I also made sketches exploring the fine root networks of the plants. These help to stabilise the fragile coastline against the incursions of the sea.
“My research inspired an installation featuring a collection of semi-transparent hanging disks focusing on plants I observed on my lockdown walks.”
Vinny Stapley, Textile artist
In this installation, the ethereal, lens-like discs move kinetically, reflecting my thoughts and occasionally zooming in on abstracted moments in time. It’s meant to be a celebration of the visual, cerebral and the cellular.
I focused on purslane and sea holly and developed delicate web-like hanging gossamer veils. I became aware of the commonality between the plant roots and the digital connections forged among family and friends that sustain us through times of separation.

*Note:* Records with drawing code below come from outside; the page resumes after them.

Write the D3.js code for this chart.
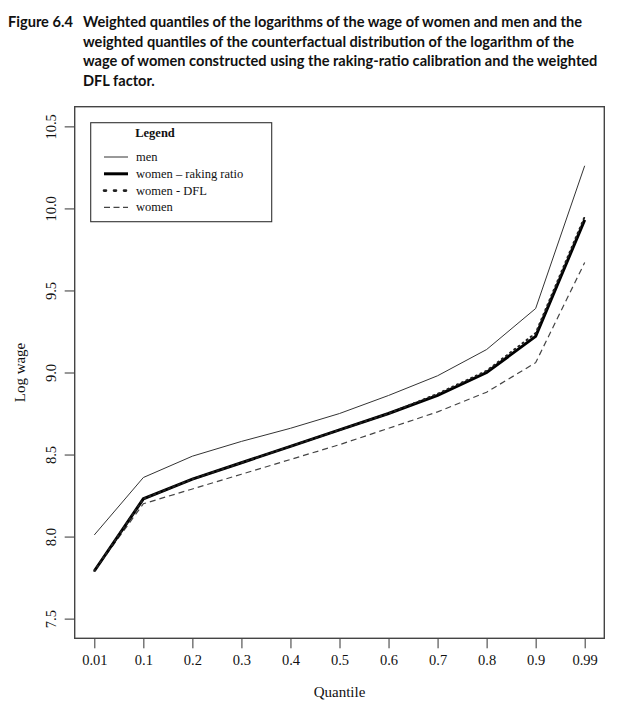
<!DOCTYPE html>
<html><head><meta charset="utf-8">
<script src="https://cdn.jsdelivr.net/npm/d3@7"></script>
<style>body{margin:0;background:#fff}svg{display:block}</style>
</head><body>
<svg id="c" width="617" height="717"></svg>
<script>
const quantiles = ["0.01","0.1","0.2","0.3","0.4","0.5","0.6","0.7","0.8","0.9","0.99"];
const men        = [8.01, 8.36, 8.49, 8.58, 8.66, 8.75, 8.86, 8.98, 9.14, 9.39, 10.26];
const womenRaking= [7.79, 8.23, 8.35, 8.45, 8.55, 8.65, 8.75, 8.86, 9.00, 9.22, 9.93];
const womenDFL   = [7.79, 8.23, 8.35, 8.45, 8.55, 8.65, 8.75, 8.87, 9.01, 9.24, 9.95];
const women      = [7.79, 8.20, 8.29, 8.38, 8.47, 8.56, 8.66, 8.76, 8.88, 9.06, 9.67];
const yTicks = [7.5, 8.0, 8.5, 9.0, 9.5, 10.0, 10.5];
const titleLines = [
  "Weighted quantiles of the logarithms of the wage of women and men and the",
  "weighted quantiles of the counterfactual distribution of the logarithm of the",
  "wage of women constructed using the raking-ratio calibration and the weighted",
  "DFL factor."
];
const legendItems = ["men", "women \u2013 raking ratio", "women - DFL", "women"];

const svg = d3.select("#c");
const L = 74.7, R = 604.3, T = 106.7, B = 638.3;
const x = d3.scalePoint().domain(quantiles).range([L, R]).padding(0.4);
const y = d3.scaleLinear().domain([7.38, 10.62]).range([B, T]);

// title
const tg = svg.append("g").attr("font-family", "Lato, 'Open Sans', sans-serif")
  .attr("font-weight", "bold").attr("font-size", 14.6).attr("fill", "#111");
tg.append("text").attr("x", 8).attr("y", 27).text("Figure 6.4");
titleLines.forEach((t, i) => {
  tg.append("text").attr("x", 83).attr("y", 27 + i * 19.7).text(t);
});

// axes
const serif = "'Liberation Serif', 'DejaVu Serif', serif";
const xAxis = svg.append("g").attr("transform", `translate(0,${B})`)
  .call(d3.axisBottom(x).tickSize(10).tickPadding(6));
xAxis.select(".domain").remove();
xAxis.selectAll("line").attr("stroke", "#333");
xAxis.selectAll("text").attr("font-family", serif).attr("font-size", 14.5).attr("fill", "#111");

const yAxis = svg.append("g").attr("transform", `translate(${L},0)`)
  .call(d3.axisLeft(y).tickValues(yTicks).tickFormat(d3.format(".1f")).tickSize(10));
yAxis.select(".domain").remove();
yAxis.selectAll("line").attr("stroke", "#333");
yAxis.selectAll(".tick text").attr("font-family", serif).attr("font-size", 14.5).attr("fill", "#111")
  .attr("x", 0).attr("y", 0).attr("dy", "0.35em").attr("text-anchor", "middle")
  .attr("transform", "translate(-24,0) rotate(-90)");

// box
svg.append("rect").attr("x", L).attr("y", T).attr("width", R - L).attr("height", B - T)
  .attr("fill", "none").attr("stroke", "#444").attr("stroke-width", 1.4);

// axis titles
svg.append("text").attr("x", (L + R) / 2).attr("y", 697).attr("text-anchor", "middle")
  .attr("font-family", serif).attr("font-size", 15).attr("fill", "#111").text("Quantile");
svg.append("text").attr("transform", `translate(25,${(T + B) / 2}) rotate(-90)`)
  .attr("text-anchor", "middle").attr("font-family", serif).attr("font-size", 15)
  .attr("fill", "#111").text("Log wage");

// lines
const line = d3.line().x((d, i) => x(quantiles[i])).y(d => y(d));
const styles = [
  {data: men, stroke: "#333", width: 1, dash: null, legDash: null, legWidth: 1},
  {data: womenRaking, stroke: "#000", width: 3, dash: null, legDash: null, legWidth: 3},
  {data: womenDFL, stroke: "#222", width: 2, dash: "1.2,4", legDash: "2,8", legWidth: 2.6},
  {data: women, stroke: "#444", width: 1.2, dash: "6,4", legDash: "6,3.5", legWidth: 1.2}
];
const drawOrder = [0, 3, 1, 2];
drawOrder.forEach(k => {
  const s = styles[k];
  svg.append("path").attr("d", line(s.data)).attr("fill", "none")
    .attr("stroke", s.stroke).attr("stroke-width", s.width)
    .attr("stroke-dasharray", s.dash).attr("stroke-linecap", k === 2 ? "round" : "butt");
});

// legend
const lg = svg.append("g");
lg.append("rect").attr("x", 90.7).attr("y", 122.7).attr("width", 181).attr("height", 99)
  .attr("fill", "#fff").attr("stroke", "#333").attr("stroke-width", 1.1);
lg.append("text").attr("x", 155).attr("y", 137).attr("text-anchor", "middle")
  .attr("font-family", serif).attr("font-weight", "bold").attr("font-size", 12.5).attr("fill", "#111").text("Legend");
legendItems.forEach((t, i) => {
  const yy = 157 + i * 16.8;
  const s = styles[i];
  lg.append("line").attr("x1", 104).attr("x2", 128).attr("y1", yy).attr("y2", yy)
    .attr("stroke", s.stroke).attr("stroke-width", s.legWidth).attr("stroke-dasharray", s.legDash)
    .attr("stroke-linecap", i === 2 ? "round" : "butt");
  lg.append("text").attr("x", 136).attr("y", yy + 4).attr("font-family", serif)
    .attr("font-size", 12.5).attr("fill", "#111").text(t);
});
</script>
</body></html>
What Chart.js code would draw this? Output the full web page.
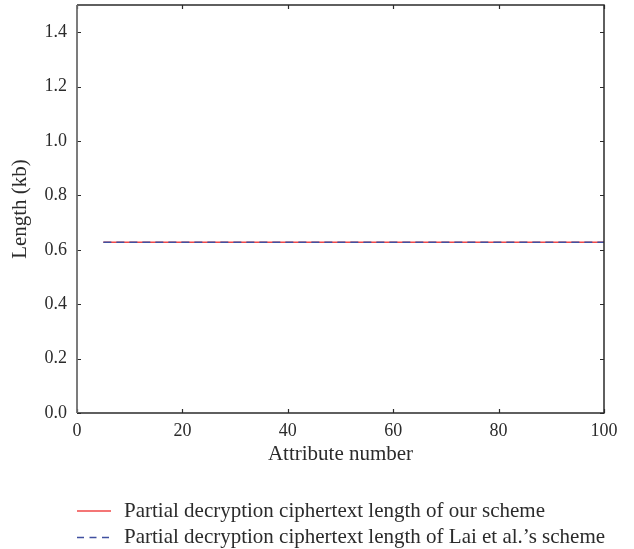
<!DOCTYPE html>
<html>
<head>
<meta charset="utf-8">
<script src="https://cdn.jsdelivr.net/npm/chart.js@4.4.1/dist/chart.umd.min.js"></script>
<style>
  html, body { margin: 0; padding: 0; background: #ffffff; }
  #wrap { width: 634px; height: 549px; position: relative; }
</style>
</head>
<body>
<div id="wrap"><canvas id="lengthChart"></canvas></div>
<script>
/* -------- Data -------- */
const attributeNumbers = [5, 10, 20, 30, 40, 50, 60, 70, 80, 90, 100];
const oursLength = [0.628, 0.628, 0.628, 0.628, 0.628, 0.628, 0.628, 0.628, 0.628, 0.628, 0.628];
const laiLength = [0.628, 0.628, 0.628, 0.628, 0.628, 0.628, 0.628, 0.628, 0.628, 0.628, 0.628];
const xTickValues = [0, 20, 40, 60, 80, 100];
const yTickValues = [0.0, 0.2, 0.4, 0.6, 0.8, 1.0, 1.2, 1.4];

/* -------- Styles -------- */
const FONT_FAMILY = '"Liberation Serif", "Times New Roman", serif';
const TEXT_COLOR = '#2b2b2b';
const TICK_LEN = 4;

/* -------- Frame + inward tick marks on all four sides -------- */
const frameTicks = {
    id: 'frameTicks',
    afterDatasetsDraw(chart) {
        const { ctx, chartArea: a, scales: { x, y } } = chart;
        ctx.save();
        ctx.lineWidth = 1.2;
        ctx.strokeStyle = '#2b2b2b';
        ctx.beginPath();
        x.ticks.forEach(t => {
            const px = Math.round(x.getPixelForValue(t.value)) + 0.5;
            ctx.moveTo(px, a.bottom); ctx.lineTo(px, a.bottom - TICK_LEN);
            ctx.moveTo(px, a.top); ctx.lineTo(px, a.top + TICK_LEN);
        });
        y.ticks.forEach(t => {
            const py = Math.round(y.getPixelForValue(t.value)) + 0.5;
            ctx.moveTo(a.left, py); ctx.lineTo(a.left + TICK_LEN, py);
            ctx.moveTo(a.right, py); ctx.lineTo(a.right - TICK_LEN, py);
        });
        ctx.stroke();

        // top, right, bottom edges
        ctx.lineWidth = 1.5;
        ctx.beginPath();
        ctx.moveTo(a.left, a.top); ctx.lineTo(a.right, a.top);
        ctx.lineTo(a.right, a.bottom); ctx.lineTo(a.left, a.bottom);
        ctx.stroke();

        // left edge is a lighter grey
        ctx.strokeStyle = '#6e6e6e';
        ctx.lineWidth = 1.8;
        ctx.beginPath();
        ctx.moveTo(a.left, a.top); ctx.lineTo(a.left, a.bottom);
        ctx.stroke();
        ctx.restore();
    }
};

/* -------- Legend below the axis title, one row per dataset -------- */
const LEGEND_FIRST_ROW = 98;   // px below the plot bottom
const LEGEND_ROW_STEP = 26.5;
const LEGEND_SWATCH = 34;
const LEGEND_TEXT_GAP = 13;
const LEGEND_DASH = [7, 5.5];

const rowLegend = {
    id: 'rowLegend',
    afterDraw(chart) {
        const { ctx, chartArea: a } = chart;
        ctx.save();
        ctx.font = '21px ' + FONT_FAMILY;
        ctx.textBaseline = 'middle';
        ctx.fillStyle = TEXT_COLOR;
        chart.data.datasets.forEach((ds, i) => {
            const rowY = a.bottom + LEGEND_FIRST_ROW + i * LEGEND_ROW_STEP;
            ctx.strokeStyle = ds.borderColor;
            ctx.lineWidth = ds.borderWidth;
            ctx.setLineDash(ds.borderDash ? LEGEND_DASH : []);
            ctx.beginPath();
            ctx.moveTo(a.left, rowY);
            ctx.lineTo(a.left + LEGEND_SWATCH, rowY);
            ctx.stroke();
            ctx.fillText(ds.label, a.left + LEGEND_SWATCH + LEGEND_TEXT_GAP, rowY);
        });
        ctx.restore();
    }
};

/* -------- Chart -------- */
const ctx = document.getElementById('lengthChart').getContext('2d');

new Chart(ctx, {
    type: 'line',
    data: {
        datasets: [{
            label: 'Partial decryption ciphertext length of our scheme',
            data: attributeNumbers.map((n, i) => ({ x: n, y: oursLength[i] })),
            borderColor: 'rgb(240, 72, 72)',
            backgroundColor: 'rgb(240, 72, 72)',
            borderWidth: 1.6,
            pointRadius: 0,
            order: 1
        }, {
            label: 'Partial decryption ciphertext length of Lai et al.’s scheme',
            data: attributeNumbers.map((n, i) => ({ x: n, y: laiLength[i] })),
            borderColor: 'rgb(64, 80, 160)',
            backgroundColor: 'rgb(64, 80, 160)',
            borderWidth: 1.6,
            borderDash: [8, 5],
            pointRadius: 0,
            order: 0
        }]
    },
    options: {
        responsive: true,
        maintainAspectRatio: false,
        animation: false,
        layout: {
            padding: { top: 5, right: 30, bottom: 54, left: 0 }
        },
        scales: {
            x: {
                type: 'linear',
                min: 0,
                max: 100,
                afterBuildTicks: scale => {
                    scale.ticks = xTickValues.map(v => ({ value: v }));
                },
                afterFit: scale => {
                    scale.height = 82;
                    scale.paddingLeft = 0;
                    scale.paddingRight = 0;
                },
                grid: { display: false, drawTicks: false },
                border: { display: false },
                ticks: {
                    padding: 7,
                    color: TEXT_COLOR,
                    font: { family: FONT_FAMILY, size: 18 },
                    callback: v => String(v)
                },
                title: {
                    display: true,
                    text: 'Attribute number',
                    color: TEXT_COLOR,
                    font: { family: FONT_FAMILY, size: 21 },
                    padding: { top: 0, bottom: 28 }
                }
            },
            y: {
                type: 'linear',
                min: 0,
                max: 1.5,
                afterBuildTicks: scale => {
                    scale.ticks = yTickValues.map(v => ({ value: v }));
                },
                afterFit: scale => {
                    scale.width = 77;
                    scale.paddingTop = 0;
                    scale.paddingBottom = 0;
                },
                grid: { display: false, drawTicks: false },
                border: { display: false },
                ticks: {
                    padding: 10,
                    color: TEXT_COLOR,
                    font: { family: FONT_FAMILY, size: 18 },
                    callback: v => v.toFixed(1)
                },
                title: {
                    display: true,
                    text: 'Length (kb)',
                    color: TEXT_COLOR,
                    font: { family: FONT_FAMILY, size: 21 },
                    padding: { top: 8, bottom: 0 }
                }
            }
        },
        plugins: {
            legend: { display: false },
            tooltip: { enabled: false }
        }
    },
    plugins: [frameTicks, rowLegend]
});
</script>
</body>
</html>
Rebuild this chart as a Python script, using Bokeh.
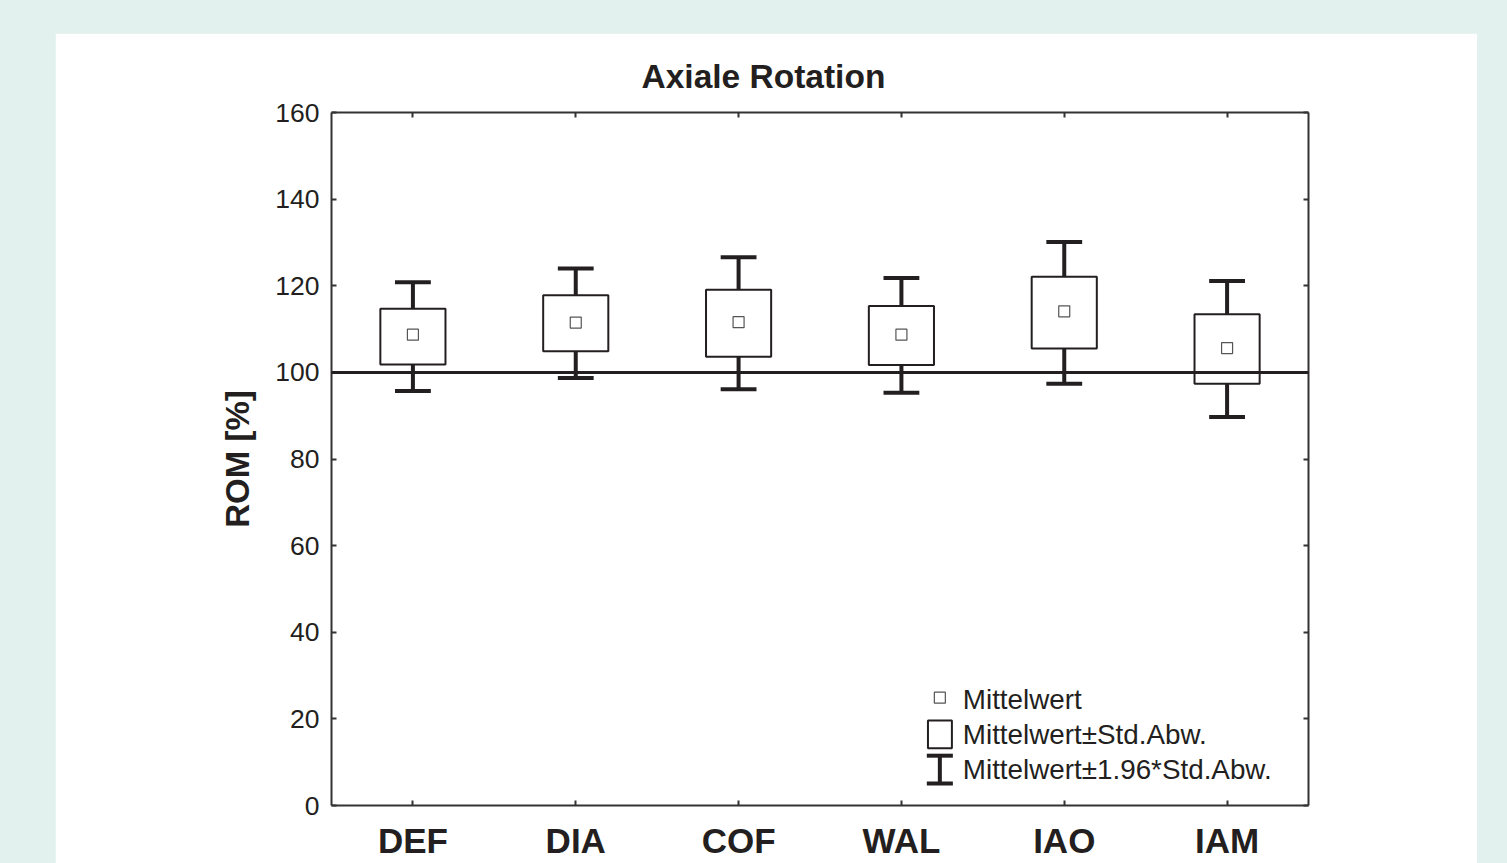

Within the layers, I incorporated strips of binary code symbolising these connections, and I embroidered words representing the locations of the sea holly plants on the island.
In keeping with my fascination with memento mori, Sea Holly Memento Mori II features the sea holly plant that lines our coastline and collected fragments of lace; forgotten pieces of women’s painstaking handiwork found in my collection. They symbolise the fragility of life and ecology.
The sea holly’s ability to thrive amidst coastal erosion and human intervention is powerful. Historically it was harvested for its sweet root, an important commodity in the time of James I.
Machine-embroidered layers of mixed media webs with fragments of old lace symbolise the delicately balanced ecosystem of flora in the intertidal zone.
Arachne’s Metaphor and the Dark Island hanging are part of a single installation that was initially inspired by the Greek myth about Athena and Arachne. The jealous goddess Athena turns Arachne into a spider who is doomed to weave for eternity.
That myth led me to consider stories of ordinary women, including my mother, who struggled to survive and nurture their families in the wake of patriarchal systems imposed upon them.
After posting about my mother’s story on Instagram, I received similar stories from family and friends, which inspired a series of filigree lace-framed icon pictures commemorating the women.
The imagery connects to the women’s sometimes painful stories through the use of desaturated, delicate sheer layers and hangings. The icons also incorporate archive photography, vintage textiles, and stitch techniques relating to the women’s stories, such as sashiko and carrickmacross.
The framed icon pictures are connected by delicate webs that stretch out and connect the women’s lives across time and space. Fragments of old clothes and household linens symbolise the strands of their lives, interwoven with silk fibres and printed extracts of their stories.